-- Task directions --
Quote precisely the run of lines opening with the line containing "Clone this chart" and closing with the line containing "const yMax = 6000;", and nothing else.

** start Records for the exercise **

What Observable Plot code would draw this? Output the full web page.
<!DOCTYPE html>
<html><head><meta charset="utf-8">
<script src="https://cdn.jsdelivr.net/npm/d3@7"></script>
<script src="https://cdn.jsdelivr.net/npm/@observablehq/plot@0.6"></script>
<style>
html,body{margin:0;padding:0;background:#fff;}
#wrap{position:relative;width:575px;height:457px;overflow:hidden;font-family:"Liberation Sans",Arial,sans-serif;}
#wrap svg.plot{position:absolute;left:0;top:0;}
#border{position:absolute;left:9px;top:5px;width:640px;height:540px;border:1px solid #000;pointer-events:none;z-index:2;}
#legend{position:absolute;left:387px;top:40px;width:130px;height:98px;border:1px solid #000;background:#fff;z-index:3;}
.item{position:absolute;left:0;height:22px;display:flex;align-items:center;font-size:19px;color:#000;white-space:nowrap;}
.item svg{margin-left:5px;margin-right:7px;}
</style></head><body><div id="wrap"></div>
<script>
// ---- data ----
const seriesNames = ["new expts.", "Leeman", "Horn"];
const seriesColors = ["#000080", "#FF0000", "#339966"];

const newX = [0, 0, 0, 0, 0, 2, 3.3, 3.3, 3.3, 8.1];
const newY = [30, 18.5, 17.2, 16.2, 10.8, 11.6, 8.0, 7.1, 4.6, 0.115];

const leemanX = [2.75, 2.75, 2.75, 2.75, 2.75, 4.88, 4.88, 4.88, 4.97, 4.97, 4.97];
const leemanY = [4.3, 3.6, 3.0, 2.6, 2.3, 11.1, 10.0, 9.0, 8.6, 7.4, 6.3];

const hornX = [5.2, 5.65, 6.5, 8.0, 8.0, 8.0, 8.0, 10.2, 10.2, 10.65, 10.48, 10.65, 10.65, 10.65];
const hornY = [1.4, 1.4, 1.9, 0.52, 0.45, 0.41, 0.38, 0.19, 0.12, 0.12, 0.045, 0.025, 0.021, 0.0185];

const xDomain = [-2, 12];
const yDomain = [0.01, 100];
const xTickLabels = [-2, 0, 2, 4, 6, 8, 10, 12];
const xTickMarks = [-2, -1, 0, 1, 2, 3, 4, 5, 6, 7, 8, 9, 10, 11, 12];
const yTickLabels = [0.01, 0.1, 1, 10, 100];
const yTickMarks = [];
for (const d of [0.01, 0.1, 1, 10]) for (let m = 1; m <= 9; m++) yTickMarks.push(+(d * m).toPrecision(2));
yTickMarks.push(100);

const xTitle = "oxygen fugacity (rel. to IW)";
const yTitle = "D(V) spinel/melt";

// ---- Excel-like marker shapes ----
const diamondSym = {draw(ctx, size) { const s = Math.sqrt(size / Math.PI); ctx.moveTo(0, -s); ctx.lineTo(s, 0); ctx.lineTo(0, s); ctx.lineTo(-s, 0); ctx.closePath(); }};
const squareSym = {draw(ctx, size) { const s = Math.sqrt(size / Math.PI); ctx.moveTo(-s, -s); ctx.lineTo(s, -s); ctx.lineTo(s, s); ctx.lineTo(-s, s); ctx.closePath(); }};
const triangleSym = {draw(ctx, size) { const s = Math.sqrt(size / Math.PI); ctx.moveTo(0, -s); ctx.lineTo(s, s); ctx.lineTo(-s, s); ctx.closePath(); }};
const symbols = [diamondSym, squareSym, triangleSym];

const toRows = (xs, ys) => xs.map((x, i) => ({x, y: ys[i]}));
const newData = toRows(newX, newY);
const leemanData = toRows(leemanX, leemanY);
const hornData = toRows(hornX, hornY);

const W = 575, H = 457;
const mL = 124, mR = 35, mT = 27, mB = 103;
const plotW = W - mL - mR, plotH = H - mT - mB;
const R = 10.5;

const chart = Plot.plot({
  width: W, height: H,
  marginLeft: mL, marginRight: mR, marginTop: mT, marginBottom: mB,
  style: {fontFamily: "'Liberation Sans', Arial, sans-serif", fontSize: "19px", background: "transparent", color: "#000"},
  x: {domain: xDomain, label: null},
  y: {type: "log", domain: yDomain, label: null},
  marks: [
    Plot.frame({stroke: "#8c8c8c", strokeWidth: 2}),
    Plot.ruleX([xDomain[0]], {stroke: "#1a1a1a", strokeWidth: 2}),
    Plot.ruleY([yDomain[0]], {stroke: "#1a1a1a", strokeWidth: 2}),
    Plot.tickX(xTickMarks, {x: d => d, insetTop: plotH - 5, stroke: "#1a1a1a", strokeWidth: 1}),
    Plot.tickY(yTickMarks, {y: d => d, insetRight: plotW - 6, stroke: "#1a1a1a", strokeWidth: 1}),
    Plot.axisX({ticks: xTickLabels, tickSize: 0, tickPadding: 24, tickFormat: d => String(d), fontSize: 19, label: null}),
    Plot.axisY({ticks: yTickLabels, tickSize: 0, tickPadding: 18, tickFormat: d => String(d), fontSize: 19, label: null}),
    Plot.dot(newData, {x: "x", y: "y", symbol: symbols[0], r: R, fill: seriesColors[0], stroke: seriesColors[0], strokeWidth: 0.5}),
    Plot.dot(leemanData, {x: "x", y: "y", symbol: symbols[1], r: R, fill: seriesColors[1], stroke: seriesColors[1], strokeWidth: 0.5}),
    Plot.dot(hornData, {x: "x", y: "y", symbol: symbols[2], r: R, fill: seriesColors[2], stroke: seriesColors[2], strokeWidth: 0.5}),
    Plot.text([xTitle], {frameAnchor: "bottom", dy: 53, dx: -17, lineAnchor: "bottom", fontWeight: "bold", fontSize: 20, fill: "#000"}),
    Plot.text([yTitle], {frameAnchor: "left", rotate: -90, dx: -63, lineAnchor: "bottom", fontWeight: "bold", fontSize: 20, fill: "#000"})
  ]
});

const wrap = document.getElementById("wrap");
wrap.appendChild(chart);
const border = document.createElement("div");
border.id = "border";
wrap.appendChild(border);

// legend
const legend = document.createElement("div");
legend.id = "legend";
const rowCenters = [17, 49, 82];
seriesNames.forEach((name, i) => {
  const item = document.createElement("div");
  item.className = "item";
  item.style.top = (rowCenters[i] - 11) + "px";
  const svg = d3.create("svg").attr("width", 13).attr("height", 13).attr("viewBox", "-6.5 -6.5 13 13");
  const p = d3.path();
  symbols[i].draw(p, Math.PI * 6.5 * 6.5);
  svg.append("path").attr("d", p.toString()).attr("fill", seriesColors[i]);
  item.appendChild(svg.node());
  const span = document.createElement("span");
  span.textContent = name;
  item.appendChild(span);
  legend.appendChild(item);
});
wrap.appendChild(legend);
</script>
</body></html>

** end Records for the exercise **
** start Records for the exercise **

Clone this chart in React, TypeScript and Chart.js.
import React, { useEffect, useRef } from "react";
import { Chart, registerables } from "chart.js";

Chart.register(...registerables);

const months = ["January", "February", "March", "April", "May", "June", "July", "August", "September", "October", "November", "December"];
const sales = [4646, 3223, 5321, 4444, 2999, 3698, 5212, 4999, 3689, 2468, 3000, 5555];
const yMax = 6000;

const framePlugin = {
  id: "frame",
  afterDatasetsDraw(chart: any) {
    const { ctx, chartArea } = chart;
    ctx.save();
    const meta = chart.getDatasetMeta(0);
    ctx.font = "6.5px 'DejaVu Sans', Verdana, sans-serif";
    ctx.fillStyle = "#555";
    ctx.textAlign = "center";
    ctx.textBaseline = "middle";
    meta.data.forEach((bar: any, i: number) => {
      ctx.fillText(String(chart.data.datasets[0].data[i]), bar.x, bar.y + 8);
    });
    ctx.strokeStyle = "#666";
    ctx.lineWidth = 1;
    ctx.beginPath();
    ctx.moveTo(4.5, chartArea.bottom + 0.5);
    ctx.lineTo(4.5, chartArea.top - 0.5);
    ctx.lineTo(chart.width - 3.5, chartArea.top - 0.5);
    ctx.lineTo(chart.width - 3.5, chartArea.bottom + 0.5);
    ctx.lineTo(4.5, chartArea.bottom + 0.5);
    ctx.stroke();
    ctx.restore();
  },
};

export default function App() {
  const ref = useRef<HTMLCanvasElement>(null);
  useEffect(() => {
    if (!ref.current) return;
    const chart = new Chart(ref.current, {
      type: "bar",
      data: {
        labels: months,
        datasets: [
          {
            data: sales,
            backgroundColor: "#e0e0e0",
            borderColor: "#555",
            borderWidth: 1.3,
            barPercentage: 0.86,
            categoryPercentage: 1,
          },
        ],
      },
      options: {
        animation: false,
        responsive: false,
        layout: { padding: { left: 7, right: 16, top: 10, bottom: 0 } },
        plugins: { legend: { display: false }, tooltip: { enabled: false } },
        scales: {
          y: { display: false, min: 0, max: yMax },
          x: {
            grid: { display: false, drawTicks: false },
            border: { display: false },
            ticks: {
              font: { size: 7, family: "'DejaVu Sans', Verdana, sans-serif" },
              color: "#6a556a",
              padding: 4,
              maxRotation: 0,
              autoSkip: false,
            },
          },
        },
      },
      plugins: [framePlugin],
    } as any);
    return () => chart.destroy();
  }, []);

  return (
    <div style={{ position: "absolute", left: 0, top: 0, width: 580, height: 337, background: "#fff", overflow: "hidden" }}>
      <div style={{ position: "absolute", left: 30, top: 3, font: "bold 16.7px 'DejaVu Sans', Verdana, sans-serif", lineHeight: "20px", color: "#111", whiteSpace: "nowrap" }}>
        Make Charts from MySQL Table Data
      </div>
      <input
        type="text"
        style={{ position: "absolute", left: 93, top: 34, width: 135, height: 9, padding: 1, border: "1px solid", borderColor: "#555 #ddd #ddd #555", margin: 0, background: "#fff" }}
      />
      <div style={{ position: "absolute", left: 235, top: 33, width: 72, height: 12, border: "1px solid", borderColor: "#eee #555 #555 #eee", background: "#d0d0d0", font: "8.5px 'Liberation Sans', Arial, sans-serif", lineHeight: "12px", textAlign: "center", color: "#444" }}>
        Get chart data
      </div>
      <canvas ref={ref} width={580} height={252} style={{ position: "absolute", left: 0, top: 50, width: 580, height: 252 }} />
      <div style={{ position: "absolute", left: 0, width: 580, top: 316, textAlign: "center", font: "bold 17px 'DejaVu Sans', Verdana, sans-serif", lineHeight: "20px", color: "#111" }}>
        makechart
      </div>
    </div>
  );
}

** end Records for the exercise **
** start Records for the exercise **

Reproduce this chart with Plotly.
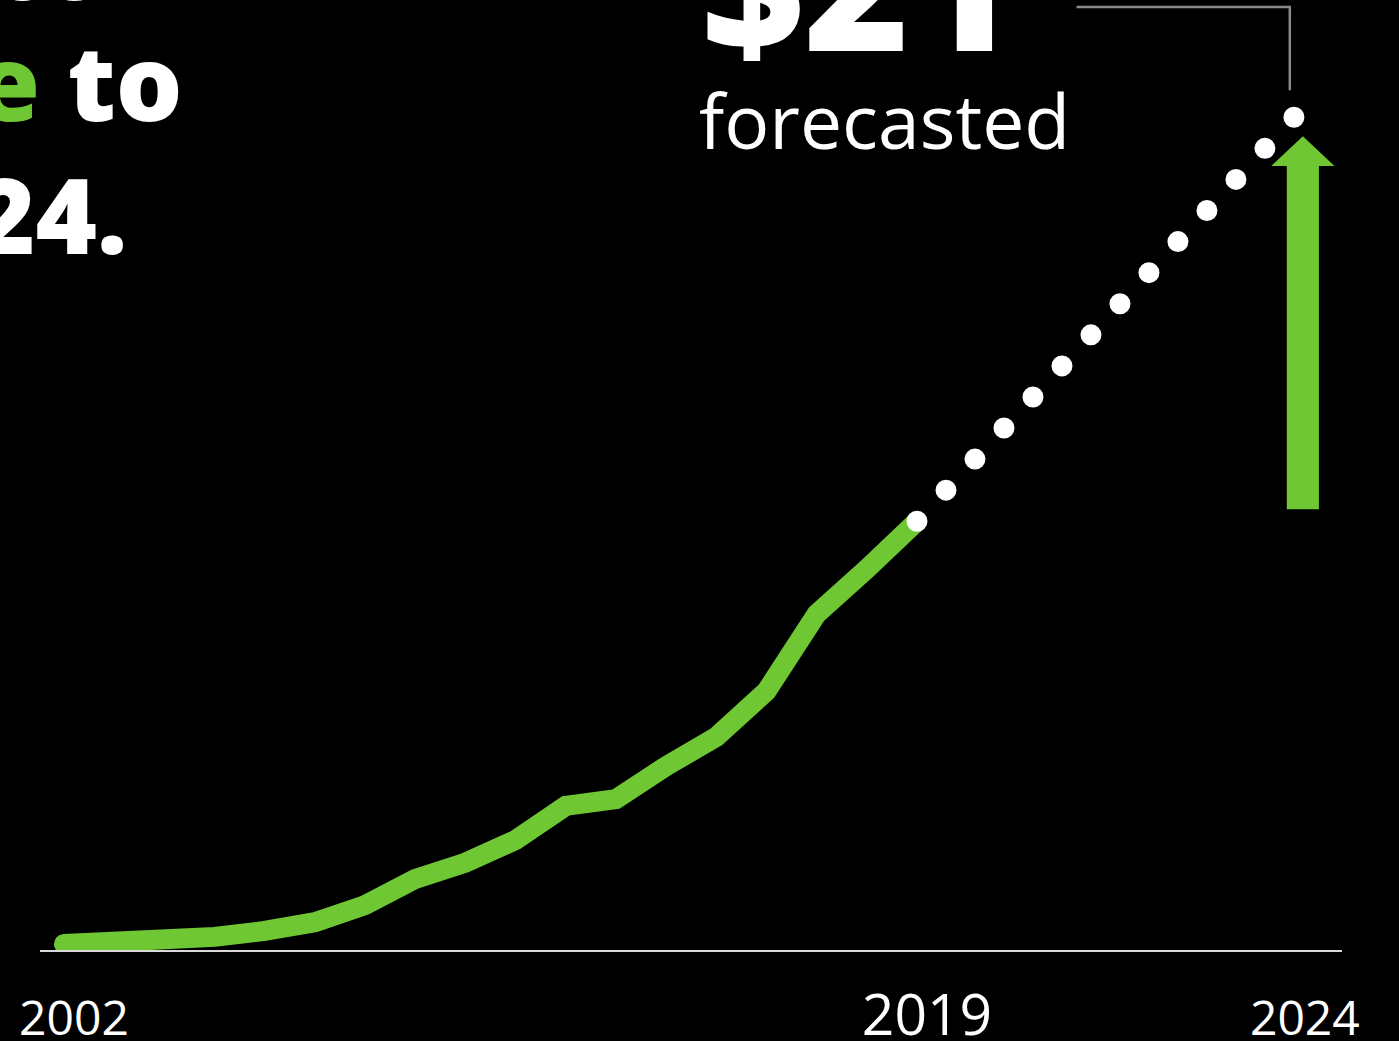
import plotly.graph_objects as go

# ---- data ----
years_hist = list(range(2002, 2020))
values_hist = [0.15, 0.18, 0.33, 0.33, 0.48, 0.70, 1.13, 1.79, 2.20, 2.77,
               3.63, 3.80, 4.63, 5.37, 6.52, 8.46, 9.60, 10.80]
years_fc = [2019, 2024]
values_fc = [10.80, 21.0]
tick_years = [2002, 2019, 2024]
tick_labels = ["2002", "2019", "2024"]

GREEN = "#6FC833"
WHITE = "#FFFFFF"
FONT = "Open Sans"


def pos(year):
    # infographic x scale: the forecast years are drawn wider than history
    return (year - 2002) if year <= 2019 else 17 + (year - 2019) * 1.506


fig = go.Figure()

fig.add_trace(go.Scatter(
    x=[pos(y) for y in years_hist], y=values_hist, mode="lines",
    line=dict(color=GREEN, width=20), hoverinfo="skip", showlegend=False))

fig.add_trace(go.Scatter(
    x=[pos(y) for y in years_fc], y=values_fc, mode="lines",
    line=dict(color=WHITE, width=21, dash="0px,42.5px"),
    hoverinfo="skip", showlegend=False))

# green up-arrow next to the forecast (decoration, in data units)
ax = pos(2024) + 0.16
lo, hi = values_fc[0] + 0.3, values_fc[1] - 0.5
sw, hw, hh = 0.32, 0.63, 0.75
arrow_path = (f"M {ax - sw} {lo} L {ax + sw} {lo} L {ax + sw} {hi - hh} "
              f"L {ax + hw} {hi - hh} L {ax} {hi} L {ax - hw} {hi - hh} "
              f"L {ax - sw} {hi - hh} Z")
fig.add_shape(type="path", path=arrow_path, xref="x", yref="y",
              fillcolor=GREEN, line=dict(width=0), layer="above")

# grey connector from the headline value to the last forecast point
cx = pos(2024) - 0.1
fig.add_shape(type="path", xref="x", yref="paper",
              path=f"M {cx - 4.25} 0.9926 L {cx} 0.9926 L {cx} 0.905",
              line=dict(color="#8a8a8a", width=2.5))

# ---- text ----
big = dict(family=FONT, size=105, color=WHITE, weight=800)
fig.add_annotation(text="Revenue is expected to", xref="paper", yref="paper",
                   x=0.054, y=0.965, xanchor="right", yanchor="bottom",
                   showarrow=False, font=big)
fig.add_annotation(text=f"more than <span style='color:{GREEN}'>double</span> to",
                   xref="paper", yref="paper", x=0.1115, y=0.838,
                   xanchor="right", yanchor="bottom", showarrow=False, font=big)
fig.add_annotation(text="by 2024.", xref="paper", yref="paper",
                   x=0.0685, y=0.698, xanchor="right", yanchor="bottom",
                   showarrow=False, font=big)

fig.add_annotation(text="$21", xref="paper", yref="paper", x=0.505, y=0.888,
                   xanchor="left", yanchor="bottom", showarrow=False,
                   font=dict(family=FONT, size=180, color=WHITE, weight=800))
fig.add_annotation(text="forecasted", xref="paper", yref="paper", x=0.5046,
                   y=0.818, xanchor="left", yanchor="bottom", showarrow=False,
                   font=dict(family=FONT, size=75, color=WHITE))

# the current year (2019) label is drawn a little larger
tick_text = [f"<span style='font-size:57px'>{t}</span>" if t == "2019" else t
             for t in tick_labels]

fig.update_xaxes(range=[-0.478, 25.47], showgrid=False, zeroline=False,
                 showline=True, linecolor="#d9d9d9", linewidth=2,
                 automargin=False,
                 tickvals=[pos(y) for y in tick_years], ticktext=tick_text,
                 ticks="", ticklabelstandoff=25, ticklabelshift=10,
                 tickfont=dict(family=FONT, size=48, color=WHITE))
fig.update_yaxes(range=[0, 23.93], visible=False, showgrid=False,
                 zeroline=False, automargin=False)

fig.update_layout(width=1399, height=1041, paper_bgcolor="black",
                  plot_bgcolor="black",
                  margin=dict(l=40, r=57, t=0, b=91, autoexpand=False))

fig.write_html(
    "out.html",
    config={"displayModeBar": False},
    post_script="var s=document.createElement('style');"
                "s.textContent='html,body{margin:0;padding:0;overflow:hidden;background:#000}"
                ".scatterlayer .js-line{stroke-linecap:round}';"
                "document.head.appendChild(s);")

** end Records for the exercise **

-- Answer to this problem --
Clone this chart in React, TypeScript and Chart.js.
import React, { useEffect, useRef } from "react";
import { Chart, registerables } from "chart.js";

Chart.register(...registerables);

const months = ["January", "February", "March", "April", "May", "June", "July", "August", "September", "October", "November", "December"];
const sales = [4646, 3223, 5321, 4444, 2999, 3698, 5212, 4999, 3689, 2468, 3000, 5555];
const yMax = 6000;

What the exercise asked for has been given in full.